The islands were filled with the deafening cries of breeding boobies, terns and the "Gigantic petrel", by which Belcher presumably meant the short-tailed albatross. (For an overexcited moment he thought he had rediscovered the dodo.) He also found the wrecks of junks, and the palmetto shelters of castaways.

Belcher reported a strong current washing through the islands, threatening to sweep the Samarang on to the reefs. It was the Kuroshio, the "Black Stream" in Japanese on account of its dark colour, as powerful a conveyor belt in this part of the Pacific as the Gulf Stream is in the Atlantic. Old Chinese accounts talk of the Heishuigou, a "Black Water Trench", beyond the Diaoyu islands—the Okinawa Trough. It was a liminal zone to the Chinese, an awesome threshold to be crossed: a place of high turbulence, thanks to the Kuroshio churning along the edge of the shelf. In those days it was usual for the Okinawan sailors conveying Chinese envoys to sacrifice a pig or a goat when crossing the Heishuigou.

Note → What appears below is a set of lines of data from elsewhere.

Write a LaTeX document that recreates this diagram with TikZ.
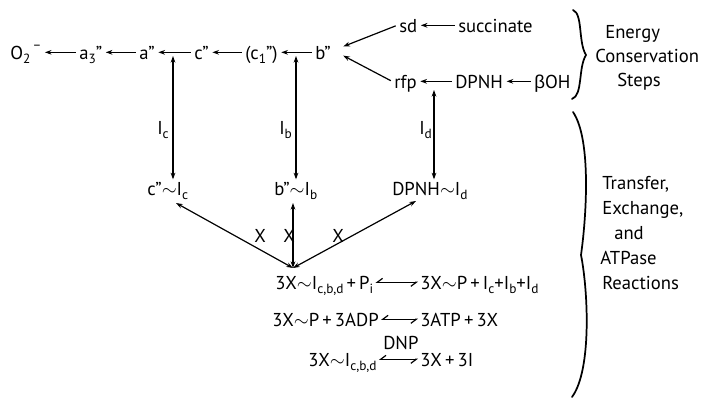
\documentclass[tikz,border=0pt]{standalone}
\usepackage{fontspec}
\setmainfont{PT Sans}
\newfontfamily\grk{Liberation Sans}
\usetikzlibrary{arrows.meta}
\newcommand\dsub[1]{\raisebox{-0.5ex}{\fontsize{10}{10}\selectfont #1}}
\newcommand\dsup[1]{\raisebox{1.0ex}{\fontsize{10}{10}\selectfont #1}}
\newcommand\tI{{\rmfamily I}}
\newcommand\tld{\ensuremath{\sim}}
\begin{document}
\begin{tikzpicture}[x=0.75pt,y=-0.75pt,
  every node/.style={inner sep=1.5pt, text height=10pt, text depth=0pt, anchor=base west, font=\fontsize{14}{16}\selectfont},
  arr/.style={-{Stealth[length=5pt,width=3.5pt]}, line width=0.9pt, shorten >=1pt, shorten <=1pt},
  darr/.style={{Stealth[length=5pt,width=3.5pt]}-{Stealth[length=5pt,width=3.5pt]}, line width=0.9pt},
  eqarr/.style={{Straight Barb[right,length=4pt,width=6pt]}-{Straight Barb[right,length=4pt,width=6pt]}, line width=0.9pt},
  bracestyle/.style={line width=1.3pt, line cap=round}]
\useasboundingbox (0,0) rectangle (701,400);

% top chain
\node (o2) at (8,59) {O\dsub{2}\dsup{\,–}};
\node (a3) at (77,59) {a\dsub{3}"};
\node (ap) at (137,59) {a"};
\node (cp) at (192,59) {c"};
\node (c1) at (243,59) {(c\dsub{1}")};
\node (bp) at (313,59) {b"};
\node (sd) at (397,32) {sd};
\node (succ) at (456,32) {succinate};
\node (rfp) at (392,88) {rfp};
\node (dpnh) at (453,88) {DPNH};
\node (boh) at (532,88) {{\grk β}OH};

\draw[arr] (a3) -- (o2);
\draw[arr] (ap) -- (a3);
\draw[arr] (cp) -- (ap);
\draw[arr] (c1) -- (cp);
\draw[arr] (bp) -- (c1);
\draw[arr] (succ) -- (sd);
\draw[arr] (dpnh) -- (rfp);
\draw[arr] (boh) -- (dpnh);
\coordinate (bt) at (342,47);
\coordinate (bb) at (342,55);
\draw[arr] (sd.west) -- (bt);
\draw[arr] (rfp.west) -- (bb);

% intermediates
\node (ci) at (145,195) {c"\tld\tI\dsub{c}};
\node (bi) at (272,195) {b"\tld\tI\dsub{b}};
\node (di) at (390,195) {DPNH\tld\tI\dsub{d}};

\node (lc) at (155,134) {\tI\dsub{c}};
\node (lb) at (277,134) {\tI\dsub{b}};
\node (ld) at (417,134) {\tI\dsub{d}};

\coordinate (ict) at (173,56);
\coordinate (ibt) at (296,56);
\coordinate (idt) at (434,90);
\draw[darr] (ict) -- (ict |- ci.north);
\draw[darr] (ibt) -- (ibt |- bi.north);
\draw[darr] (idt) -- (idt |- di.north);

% X arrows
\coordinate (conv) at (293,268);
\coordinate (cis) at (176,203);
\coordinate (bis) at (293,203);
\coordinate (dis) at (416,201);
\draw[darr] (cis) -- (conv);
\draw[darr] (bis) -- (conv);
\draw[darr] (dis) -- (conv);
\node (x1) at (252,242) {X};
\node (x2) at (281,242) {X};
\node (x3) at (330,242) {X};

% equations
\node (e1l) at (273,289) {3X\tld\tI\dsub{c,b,d}\,+\,P\dsub{i}};
\node (e1r) at (418,289) {3X\tld P\,+\,\tI\dsub{c}+\tI\dsub{b}+\tI\dsub{d}};
\draw[eqarr] (e1l.east) -- (e1r.west);
\node (e2l) at (270,326) {3X\tld P\,+\,3ADP};
\node (e2r) at (418,326) {3ATP\,+\,3X};
\draw[eqarr] (e2l.east) -- (e2r.west);
\node (e3l) at (306,366) {3X\tld\tI\dsub{c,b,d}};
\node (e3r) at (418,366) {3X\,+\,3\tI};
\node (dnp) at (381,349) {DNP};
\draw[eqarr] (e3l.east) -- (e3r.west);

% braces
\draw[bracestyle] (573,10) .. controls (583,14) and (578,42) .. (586,55)
                            .. controls (578,68) and (583,95) .. (572,99);
\draw[bracestyle] (573,112) .. controls (592,140) and (586,220) .. (581,255)
                            .. controls (588,290) and (592,370) .. (572,397);

\node (en) at (603,38) {Energy};
\node (co) at (593,62) {Conservation};
\node (st) at (615,86) {Steps};

\node (tr) at (600,189) {Transfer,};
\node (ex) at (600,214) {Exchange,};
\node (an) at (612,239) {and};
\node (at) at (598,264) {ATPase};
\node (re) at (600,289) {Reactions};
\end{tikzpicture}
\end{document}
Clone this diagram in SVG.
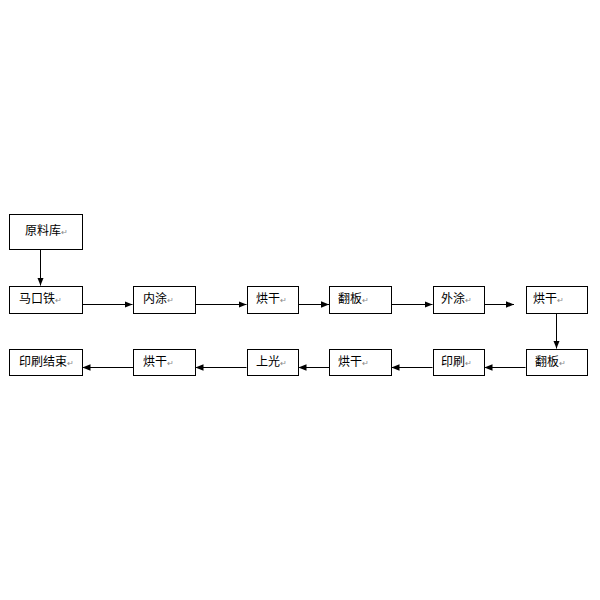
<svg xmlns="http://www.w3.org/2000/svg" width="600" height="600" viewBox="0 0 600 600">
<style>
.box{fill:#fff;stroke:#000;stroke-width:1}
.t{font-family:"Noto Sans CJK SC","Liberation Sans",sans-serif;font-size:12px;fill:#000}
.r{font-size:8px;fill:#888}
.c{stroke:#000;stroke-width:1;fill:none;marker-end:url(#ah)}
</style>
<defs>
<marker id="ah" viewBox="0 0 10 10" refX="10" refY="5" markerWidth="8" markerHeight="8" markerUnits="userSpaceOnUse" orient="auto">
<path d="M0,1 L10,5 L0,9 Z" fill="#000"/>
</marker>
</defs>
<rect width="600" height="600" fill="#fff"/>
<g id="connectors">
<line class="c" x1="40.5" y1="249.5" x2="40.5" y2="285.5"/>
<line class="c" x1="82.5" y1="304.5" x2="132.5" y2="304.5"/>
<line class="c" x1="195.5" y1="304.5" x2="246.5" y2="304.5"/>
<line class="c" x1="298.5" y1="304.5" x2="329" y2="304.5"/>
<line class="c" x1="391.5" y1="304.5" x2="432.5" y2="304.5"/>
<line class="c" x1="484.5" y1="304.5" x2="514" y2="304.5"/>
<line class="c" x1="556.5" y1="313.5" x2="556.5" y2="348.5"/>
<line class="c" x1="525.5" y1="367.5" x2="484.5" y2="367.5"/>
<line class="c" x1="432.5" y1="367.5" x2="391.5" y2="367.5"/>
<line class="c" x1="329.5" y1="367.5" x2="298.5" y2="367.5"/>
<line class="c" x1="246.5" y1="367.5" x2="195.5" y2="367.5"/>
<line class="c" x1="133.5" y1="367.5" x2="82.5" y2="367.5"/>
</g>
<g id="n1"><rect class="box" x="9.5" y="214.5" width="73" height="35"/><text class="t" x="25" y="235">原料库<tspan class="r">↵</tspan></text></g>
<g id="n2"><rect class="box" x="9.5" y="286.5" width="73" height="27"/><text class="t" x="19" y="303">马口铁<tspan class="r">↵</tspan></text></g>
<g id="n3"><rect class="box" x="133.5" y="286.5" width="62" height="27"/><text class="t" x="143" y="303">内涂<tspan class="r">↵</tspan></text></g>
<g id="n4"><rect class="box" x="247.5" y="286.5" width="51" height="27"/><text class="t" x="256" y="303">烘干<tspan class="r">↵</tspan></text></g>
<g id="n5"><rect class="box" x="329.5" y="286.5" width="62" height="27"/><text class="t" x="338" y="303">翻板<tspan class="r">↵</tspan></text></g>
<g id="n6"><rect class="box" x="433.5" y="286.5" width="51" height="27"/><text class="t" x="441" y="303">外涂<tspan class="r">↵</tspan></text></g>
<g id="n7"><rect class="box" x="526.5" y="286.5" width="61" height="27"/><text class="t" x="533" y="303">烘干<tspan class="r">↵</tspan></text></g>
<g id="n8"><rect class="box" x="526.5" y="349.5" width="61" height="26"/><text class="t" x="535" y="366">翻板<tspan class="r">↵</tspan></text></g>
<g id="n9"><rect class="box" x="433.5" y="349.5" width="51" height="26"/><text class="t" x="441" y="366">印刷<tspan class="r">↵</tspan></text></g>
<g id="n10"><rect class="box" x="329.5" y="349.5" width="62" height="26"/><text class="t" x="338" y="366">烘干<tspan class="r">↵</tspan></text></g>
<g id="n11"><rect class="box" x="247.5" y="349.5" width="51" height="26"/><text class="t" x="256" y="366">上光<tspan class="r">↵</tspan></text></g>
<g id="n12"><rect class="box" x="133.5" y="349.5" width="62" height="26"/><text class="t" x="143" y="366">烘干<tspan class="r">↵</tspan></text></g>
<g id="n13"><rect class="box" x="9.5" y="349.5" width="73" height="26"/><text class="t" x="19" y="366">印刷结束<tspan class="r">↵</tspan></text></g>
</svg>
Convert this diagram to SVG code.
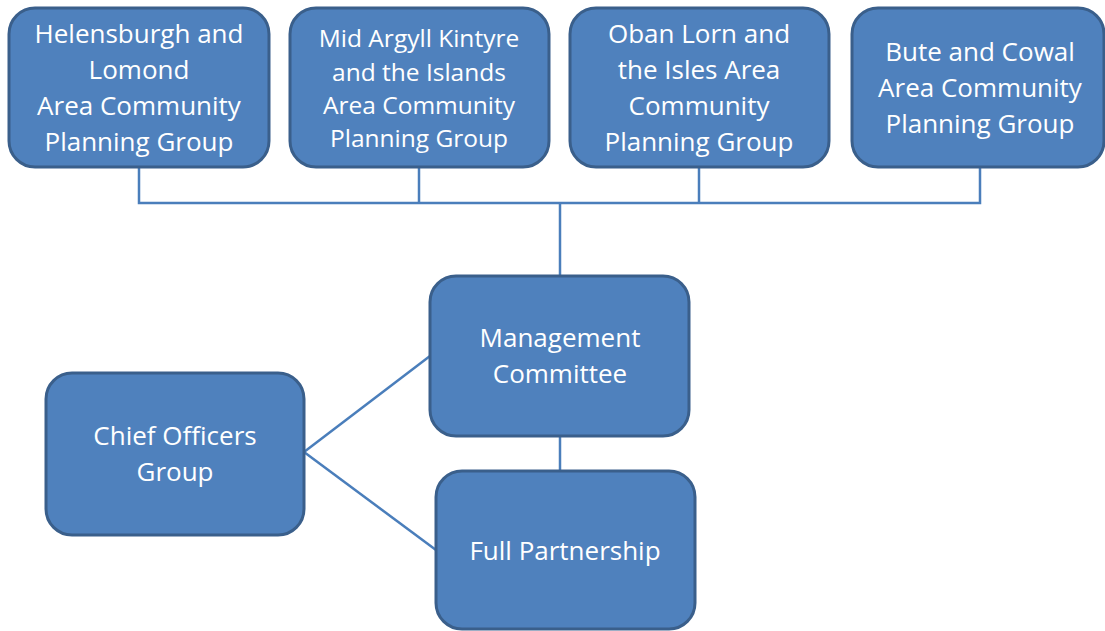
<svg xmlns="http://www.w3.org/2000/svg" width="1105" height="631" viewBox="0 0 1105 631">
<style>
.box{fill:#4f81bd;stroke:#3a5f8b;stroke-width:3}
.t{font-family:"Open Sans","Noto Sans",sans-serif;font-size:26px;fill:#ffffff;text-anchor:middle}
.t2{font-size:24.5px}
.c{stroke:#4a7ebb;stroke-width:2.5;fill:none}
</style>
<rect width="1105" height="631" fill="#ffffff"/>
<g id="connectors">
<polyline class="c" points="139,167 139,203 980,203 980,167"/>
<line class="c" x1="419" y1="167" x2="419" y2="203"/>
<line class="c" x1="699" y1="167" x2="699" y2="203"/>
<line class="c" x1="560" y1="203" x2="560" y2="276"/>
<line class="c" x1="560" y1="436" x2="560" y2="500"/>
<line class="c" x1="304" y1="452" x2="430" y2="356"/>
<line class="c" x1="304" y1="452" x2="436" y2="550"/>
</g>
<g id="helensburgh">
<rect class="box" x="9" y="8" width="260" height="159" rx="26"/>
<text class="t" x="139" y="43">Helensburgh and</text>
<text class="t" x="139" y="79">Lomond</text>
<text class="t" x="139" y="115">Area Community</text>
<text class="t" x="139" y="151">Planning Group</text>
</g>
<g id="midargyll">
<rect class="box" x="290" y="8" width="259" height="159" rx="26"/>
<text class="t t2" x="419" y="47">Mid Argyll Kintyre</text>
<text class="t t2" x="419" y="81">and the Islands</text>
<text class="t t2" x="419" y="114">Area Community</text>
<text class="t t2" x="419" y="147">Planning Group</text>
</g>
<g id="oban">
<rect class="box" x="570" y="8" width="259" height="159" rx="26"/>
<text class="t" x="699" y="43">Oban Lorn and</text>
<text class="t" x="699" y="79">the Isles Area</text>
<text class="t" x="699" y="115">Community</text>
<text class="t" x="699" y="151">Planning Group</text>
</g>
<g id="bute">
<rect class="box" x="852" y="8" width="252" height="159" rx="26"/>
<text class="t" x="980" y="61">Bute and Cowal</text>
<text class="t" x="980" y="97">Area Community</text>
<text class="t" x="980" y="133">Planning Group</text>
</g>
<g id="management">
<rect class="box" x="430" y="276" width="259" height="160" rx="26"/>
<text class="t" x="560" y="347">Management</text>
<text class="t" x="560" y="383">Committee</text>
</g>
<g id="chief">
<rect class="box" x="46" y="373" width="258" height="162" rx="26"/>
<text class="t" x="175" y="445">Chief Officers</text>
<text class="t" x="175" y="481">Group</text>
</g>
<g id="full">
<rect class="box" x="436" y="471" width="259" height="158" rx="26"/>
<text class="t" x="565" y="560">Full Partnership</text>
</g>
</svg>
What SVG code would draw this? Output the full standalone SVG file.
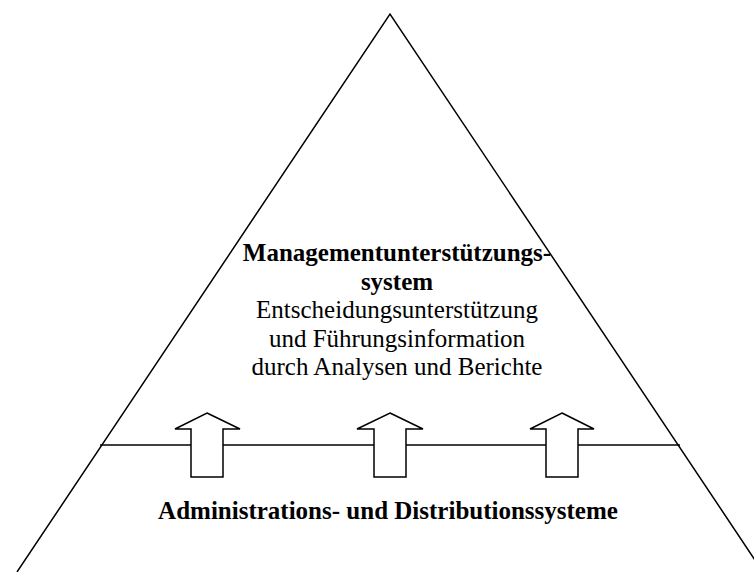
<svg xmlns="http://www.w3.org/2000/svg" width="754" height="572" viewBox="0 0 754 572">
  <style>
    .edge { fill: none; stroke: #000; stroke-width: 1.5; }
    .arrow { fill: #fff; stroke: #000; stroke-width: 1.5; stroke-linejoin: miter; }
    .t { font-family: "Liberation Serif", "Times New Roman", serif; fill: #000; text-anchor: middle; }
    .b { font-weight: bold; font-size: 25px; }
    .r { font-size: 25px; }
  </style>
  <rect width="754" height="572" fill="#fff"/>
  <g id="pyramid">
    <polyline class="edge" points="17,572 390,14 763,572"/>
    <line class="edge" x1="100" y1="445" x2="680" y2="445"/>
  </g>
  <g id="connectors">
    <polygon class="arrow" points="207,413 240,429 223,429 223,477 191,477 191,429 175,429"/>
    <polygon class="arrow" points="390,413 423,429 406,429 406,477 374,477 374,429 357,429"/>
    <polygon class="arrow" points="562,413 594,429 578,429 578,477 546,477 546,429 530,429"/>
  </g>
  <g id="management">
    <text class="t b" x="397" y="261">Managementunterstützungs-</text>
    <text class="t b" x="397" y="290">system</text>
    <text class="t r" x="397" y="318">Entscheidungsunterstützung</text>
    <text class="t r" x="397" y="347">und Führungsinformation</text>
    <text class="t r" x="397" y="375">durch Analysen und Berichte</text>
  </g>
  <g id="administration">
    <text class="t b" x="388" y="519">Administrations- und Distributionssysteme</text>
  </g>
</svg>
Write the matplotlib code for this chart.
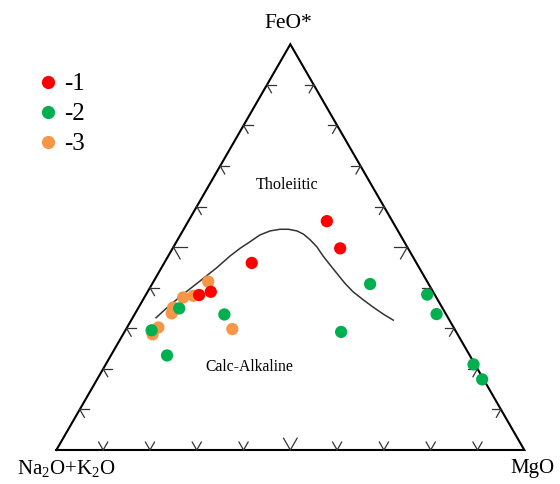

Down in the Yaeyama islands in southern Okinawa, lush green dollops ringed by coral reefs, a tiny handful of old men know the Senkakus well. Chotaro Tamori, who is 79, and lives on tiny Iriomote, is mending his nets. When he was in his 20s, he was irresistibly drawn to the Senkakus. In those days maritime boundaries were more relaxed.

Mr Tamori loaded his wooden boat with diesel and ice and steamed for 14 hours until the pinnacles hove into view. Only when he began fishing did his intense sense of solitude fade. The waters, he recounts, were unlike anywhere else. Powerful streams met and maelstroms formed, and when you fished through them, your nets filled with skipjack, Spanish mackerel, dogtooth tuna. It was all or nothing. "Suddenly your luck turned like the tide, and your trawl was empty."

The money was good on account of the hauls, but only four or five Okinawans had the nerve to fish regularly around the Senkakus. Mr Tamori made 40 voyages. Sometimes he met Taiwanese boats (never Chinese ones). They would pass the mornings, bow to bow, exchanging stories in sign language and the broken Japanese that the older Taiwanese men had acquired during the days of the Japanese occupation.

The weather could change quickly for the worse. When he was caught out among the islands, Mr Tamori laid out three anchors in the lee of a reef and rode the storm "scared nearly to death". At other times, he would swim ashore and wander the lanes, walled in coral, that Koga's workers had made years before. Sometimes he took eggs from albatross nests.

The Senkakus, Mr Tamori insists, were part of his known Okinawan world, not beyond it. And it is true that the ambiguous history of the Okinawan chain is key to understanding why both China and Japan lay claim to the Diaoyu/Senkaku islands.